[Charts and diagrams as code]
┌────────

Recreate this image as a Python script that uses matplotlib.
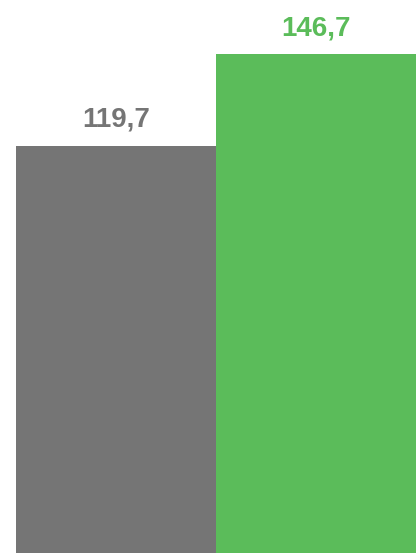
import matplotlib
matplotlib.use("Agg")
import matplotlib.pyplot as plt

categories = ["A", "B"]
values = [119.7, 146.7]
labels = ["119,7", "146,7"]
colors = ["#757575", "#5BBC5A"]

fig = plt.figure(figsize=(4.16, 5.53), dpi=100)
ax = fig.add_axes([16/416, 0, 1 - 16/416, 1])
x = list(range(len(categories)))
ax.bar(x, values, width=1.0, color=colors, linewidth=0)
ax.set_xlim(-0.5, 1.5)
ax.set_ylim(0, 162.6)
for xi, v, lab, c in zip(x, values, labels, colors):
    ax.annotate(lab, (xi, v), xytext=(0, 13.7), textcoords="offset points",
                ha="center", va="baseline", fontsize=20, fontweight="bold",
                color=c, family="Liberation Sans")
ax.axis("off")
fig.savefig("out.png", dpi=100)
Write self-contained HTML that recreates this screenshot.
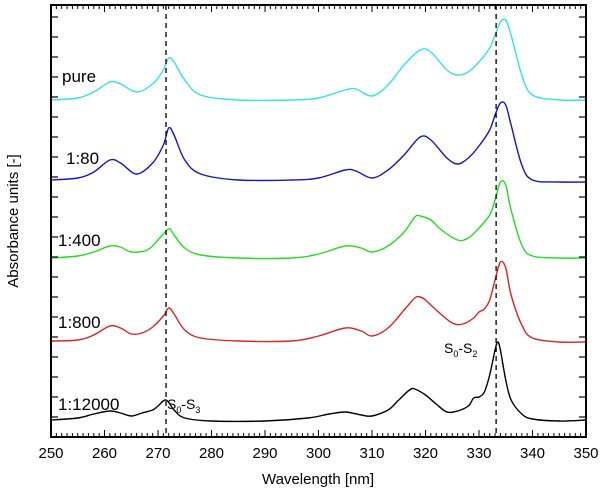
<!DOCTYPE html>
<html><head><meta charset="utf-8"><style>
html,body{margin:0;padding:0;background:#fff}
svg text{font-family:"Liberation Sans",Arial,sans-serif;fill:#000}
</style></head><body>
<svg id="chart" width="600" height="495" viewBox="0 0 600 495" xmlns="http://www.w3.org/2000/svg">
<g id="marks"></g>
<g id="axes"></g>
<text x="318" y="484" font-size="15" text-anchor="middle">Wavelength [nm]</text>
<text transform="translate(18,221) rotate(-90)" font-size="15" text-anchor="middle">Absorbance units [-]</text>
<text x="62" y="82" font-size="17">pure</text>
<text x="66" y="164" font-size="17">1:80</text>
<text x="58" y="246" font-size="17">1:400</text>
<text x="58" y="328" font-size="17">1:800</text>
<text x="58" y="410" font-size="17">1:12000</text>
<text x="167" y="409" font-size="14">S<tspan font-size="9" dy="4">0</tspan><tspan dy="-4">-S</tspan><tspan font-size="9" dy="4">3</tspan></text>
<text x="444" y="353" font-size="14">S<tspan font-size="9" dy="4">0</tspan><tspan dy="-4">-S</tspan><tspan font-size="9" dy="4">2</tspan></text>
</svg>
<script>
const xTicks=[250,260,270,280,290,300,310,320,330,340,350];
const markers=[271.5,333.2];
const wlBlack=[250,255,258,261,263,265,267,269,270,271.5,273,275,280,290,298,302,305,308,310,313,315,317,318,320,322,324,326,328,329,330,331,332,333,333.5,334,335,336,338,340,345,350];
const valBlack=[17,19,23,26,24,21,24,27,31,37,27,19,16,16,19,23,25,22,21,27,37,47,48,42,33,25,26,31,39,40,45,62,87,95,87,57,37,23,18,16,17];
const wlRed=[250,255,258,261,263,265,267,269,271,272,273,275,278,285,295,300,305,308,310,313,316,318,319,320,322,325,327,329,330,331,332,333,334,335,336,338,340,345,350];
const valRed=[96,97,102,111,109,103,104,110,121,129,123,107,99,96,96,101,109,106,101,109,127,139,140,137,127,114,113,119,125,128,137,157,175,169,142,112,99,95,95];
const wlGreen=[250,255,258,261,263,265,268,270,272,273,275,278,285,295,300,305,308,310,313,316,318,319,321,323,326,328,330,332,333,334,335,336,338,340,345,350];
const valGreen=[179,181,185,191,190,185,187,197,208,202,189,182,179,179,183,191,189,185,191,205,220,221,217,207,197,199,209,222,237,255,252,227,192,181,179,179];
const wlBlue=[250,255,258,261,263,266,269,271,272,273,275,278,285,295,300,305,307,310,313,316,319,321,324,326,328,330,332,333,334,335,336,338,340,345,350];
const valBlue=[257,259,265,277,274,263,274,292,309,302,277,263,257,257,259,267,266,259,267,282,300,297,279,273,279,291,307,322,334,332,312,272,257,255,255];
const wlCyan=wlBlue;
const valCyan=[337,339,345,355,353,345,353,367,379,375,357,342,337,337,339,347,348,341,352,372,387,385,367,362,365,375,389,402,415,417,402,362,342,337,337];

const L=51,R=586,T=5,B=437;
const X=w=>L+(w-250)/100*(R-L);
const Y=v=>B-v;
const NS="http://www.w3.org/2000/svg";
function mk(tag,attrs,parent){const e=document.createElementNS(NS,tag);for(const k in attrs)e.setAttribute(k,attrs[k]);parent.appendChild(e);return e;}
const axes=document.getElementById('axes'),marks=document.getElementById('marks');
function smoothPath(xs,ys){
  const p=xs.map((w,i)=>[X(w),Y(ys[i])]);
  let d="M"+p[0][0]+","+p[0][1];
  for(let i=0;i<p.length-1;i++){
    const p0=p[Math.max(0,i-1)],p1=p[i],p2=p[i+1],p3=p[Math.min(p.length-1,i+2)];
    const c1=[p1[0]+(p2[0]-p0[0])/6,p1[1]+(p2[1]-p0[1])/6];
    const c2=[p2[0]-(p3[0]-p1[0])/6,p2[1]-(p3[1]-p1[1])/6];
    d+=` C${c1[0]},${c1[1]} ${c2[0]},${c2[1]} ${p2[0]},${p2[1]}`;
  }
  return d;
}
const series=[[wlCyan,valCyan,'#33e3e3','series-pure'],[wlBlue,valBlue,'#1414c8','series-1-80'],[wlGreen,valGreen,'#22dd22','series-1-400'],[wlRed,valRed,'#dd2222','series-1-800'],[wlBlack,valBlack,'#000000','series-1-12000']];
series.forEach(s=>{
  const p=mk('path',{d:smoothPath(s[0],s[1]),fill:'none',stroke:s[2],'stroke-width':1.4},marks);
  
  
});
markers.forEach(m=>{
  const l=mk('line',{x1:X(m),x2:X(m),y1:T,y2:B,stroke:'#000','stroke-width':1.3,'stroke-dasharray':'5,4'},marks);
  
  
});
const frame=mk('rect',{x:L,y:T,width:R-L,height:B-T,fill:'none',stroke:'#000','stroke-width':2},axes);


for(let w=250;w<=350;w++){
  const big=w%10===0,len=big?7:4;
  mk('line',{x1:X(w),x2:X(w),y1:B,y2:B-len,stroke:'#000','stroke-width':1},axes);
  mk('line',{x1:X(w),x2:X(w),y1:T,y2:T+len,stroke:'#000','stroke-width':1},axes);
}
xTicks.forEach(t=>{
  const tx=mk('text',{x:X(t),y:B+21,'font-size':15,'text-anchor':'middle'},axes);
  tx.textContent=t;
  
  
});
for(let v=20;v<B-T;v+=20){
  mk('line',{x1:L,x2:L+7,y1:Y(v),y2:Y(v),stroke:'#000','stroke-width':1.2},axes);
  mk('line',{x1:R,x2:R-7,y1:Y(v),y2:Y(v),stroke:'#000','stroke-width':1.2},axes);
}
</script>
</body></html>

└────────

Copy out the listing exactly as it stands, but not the pictures.

Response below:
Recreate this image as a Python script that uses matplotlib.
import matplotlib
matplotlib.use("Agg")
import matplotlib.pyplot as plt

categories = ["A", "B"]
values = [119.7, 146.7]
labels = ["119,7", "146,7"]
colors = ["#757575", "#5BBC5A"]

fig = plt.figure(figsize=(4.16, 5.53), dpi=100)
ax = fig.add_axes([16/416, 0, 1 - 16/416, 1])
x = list(range(len(categories)))
ax.bar(x, values, width=1.0, color=colors, linewidth=0)
ax.set_xlim(-0.5, 1.5)
ax.set_ylim(0, 162.6)
for xi, v, lab, c in zip(x, values, labels, colors):
    ax.annotate(lab, (xi, v), xytext=(0, 13.7), textcoords="offset points",
                ha="center", va="baseline", fontsize=20, fontweight="bold",
                color=c, family="Liberation Sans")
ax.axis("off")
fig.savefig("out.png", dpi=100)
Write self-contained HTML that recreates this screenshot.
<!DOCTYPE html>
<html><head><meta charset="utf-8"><style>
html,body{margin:0;padding:0;background:#fff}
svg text{font-family:"Liberation Sans",Arial,sans-serif;fill:#000}
</style></head><body>
<svg id="chart" width="600" height="495" viewBox="0 0 600 495" xmlns="http://www.w3.org/2000/svg">
<g id="marks"></g>
<g id="axes"></g>
<text x="318" y="484" font-size="15" text-anchor="middle">Wavelength [nm]</text>
<text transform="translate(18,221) rotate(-90)" font-size="15" text-anchor="middle">Absorbance units [-]</text>
<text x="62" y="82" font-size="17">pure</text>
<text x="66" y="164" font-size="17">1:80</text>
<text x="58" y="246" font-size="17">1:400</text>
<text x="58" y="328" font-size="17">1:800</text>
<text x="58" y="410" font-size="17">1:12000</text>
<text x="167" y="409" font-size="14">S<tspan font-size="9" dy="4">0</tspan><tspan dy="-4">-S</tspan><tspan font-size="9" dy="4">3</tspan></text>
<text x="444" y="353" font-size="14">S<tspan font-size="9" dy="4">0</tspan><tspan dy="-4">-S</tspan><tspan font-size="9" dy="4">2</tspan></text>
</svg>
<script>
const xTicks=[250,260,270,280,290,300,310,320,330,340,350];
const markers=[271.5,333.2];
const wlBlack=[250,255,258,261,263,265,267,269,270,271.5,273,275,280,290,298,302,305,308,310,313,315,317,318,320,322,324,326,328,329,330,331,332,333,333.5,334,335,336,338,340,345,350];
const valBlack=[17,19,23,26,24,21,24,27,31,37,27,19,16,16,19,23,25,22,21,27,37,47,48,42,33,25,26,31,39,40,45,62,87,95,87,57,37,23,18,16,17];
const wlRed=[250,255,258,261,263,265,267,269,271,272,273,275,278,285,295,300,305,308,310,313,316,318,319,320,322,325,327,329,330,331,332,333,334,335,336,338,340,345,350];
const valRed=[96,97,102,111,109,103,104,110,121,129,123,107,99,96,96,101,109,106,101,109,127,139,140,137,127,114,113,119,125,128,137,157,175,169,142,112,99,95,95];
const wlGreen=[250,255,258,261,263,265,268,270,272,273,275,278,285,295,300,305,308,310,313,316,318,319,321,323,326,328,330,332,333,334,335,336,338,340,345,350];
const valGreen=[179,181,185,191,190,185,187,197,208,202,189,182,179,179,183,191,189,185,191,205,220,221,217,207,197,199,209,222,237,255,252,227,192,181,179,179];
const wlBlue=[250,255,258,261,263,266,269,271,272,273,275,278,285,295,300,305,307,310,313,316,319,321,324,326,328,330,332,333,334,335,336,338,340,345,350];
const valBlue=[257,259,265,277,274,263,274,292,309,302,277,263,257,257,259,267,266,259,267,282,300,297,279,273,279,291,307,322,334,332,312,272,257,255,255];
const wlCyan=wlBlue;
const valCyan=[337,339,345,355,353,345,353,367,379,375,357,342,337,337,339,347,348,341,352,372,387,385,367,362,365,375,389,402,415,417,402,362,342,337,337];

const L=51,R=586,T=5,B=437;
const X=w=>L+(w-250)/100*(R-L);
const Y=v=>B-v;
const NS="http://www.w3.org/2000/svg";
function mk(tag,attrs,parent){const e=document.createElementNS(NS,tag);for(const k in attrs)e.setAttribute(k,attrs[k]);parent.appendChild(e);return e;}
const axes=document.getElementById('axes'),marks=document.getElementById('marks');
function smoothPath(xs,ys){
  const p=xs.map((w,i)=>[X(w),Y(ys[i])]);
  let d="M"+p[0][0]+","+p[0][1];
  for(let i=0;i<p.length-1;i++){
    const p0=p[Math.max(0,i-1)],p1=p[i],p2=p[i+1],p3=p[Math.min(p.length-1,i+2)];
    const c1=[p1[0]+(p2[0]-p0[0])/6,p1[1]+(p2[1]-p0[1])/6];
    const c2=[p2[0]-(p3[0]-p1[0])/6,p2[1]-(p3[1]-p1[1])/6];
    d+=` C${c1[0]},${c1[1]} ${c2[0]},${c2[1]} ${p2[0]},${p2[1]}`;
  }
  return d;
}
const series=[[wlCyan,valCyan,'#33e3e3','series-pure'],[wlBlue,valBlue,'#1414c8','series-1-80'],[wlGreen,valGreen,'#22dd22','series-1-400'],[wlRed,valRed,'#dd2222','series-1-800'],[wlBlack,valBlack,'#000000','series-1-12000']];
series.forEach(s=>{
  const p=mk('path',{d:smoothPath(s[0],s[1]),fill:'none',stroke:s[2],'stroke-width':1.4},marks);
  
  
});
markers.forEach(m=>{
  const l=mk('line',{x1:X(m),x2:X(m),y1:T,y2:B,stroke:'#000','stroke-width':1.3,'stroke-dasharray':'5,4'},marks);
  
  
});
const frame=mk('rect',{x:L,y:T,width:R-L,height:B-T,fill:'none',stroke:'#000','stroke-width':2},axes);


for(let w=250;w<=350;w++){
  const big=w%10===0,len=big?7:4;
  mk('line',{x1:X(w),x2:X(w),y1:B,y2:B-len,stroke:'#000','stroke-width':1},axes);
  mk('line',{x1:X(w),x2:X(w),y1:T,y2:T+len,stroke:'#000','stroke-width':1},axes);
}
xTicks.forEach(t=>{
  const tx=mk('text',{x:X(t),y:B+21,'font-size':15,'text-anchor':'middle'},axes);
  tx.textContent=t;
  
  
});
for(let v=20;v<B-T;v+=20){
  mk('line',{x1:L,x2:L+7,y1:Y(v),y2:Y(v),stroke:'#000','stroke-width':1.2},axes);
  mk('line',{x1:R,x2:R-7,y1:Y(v),y2:Y(v),stroke:'#000','stroke-width':1.2},axes);
}
</script>
</body></html>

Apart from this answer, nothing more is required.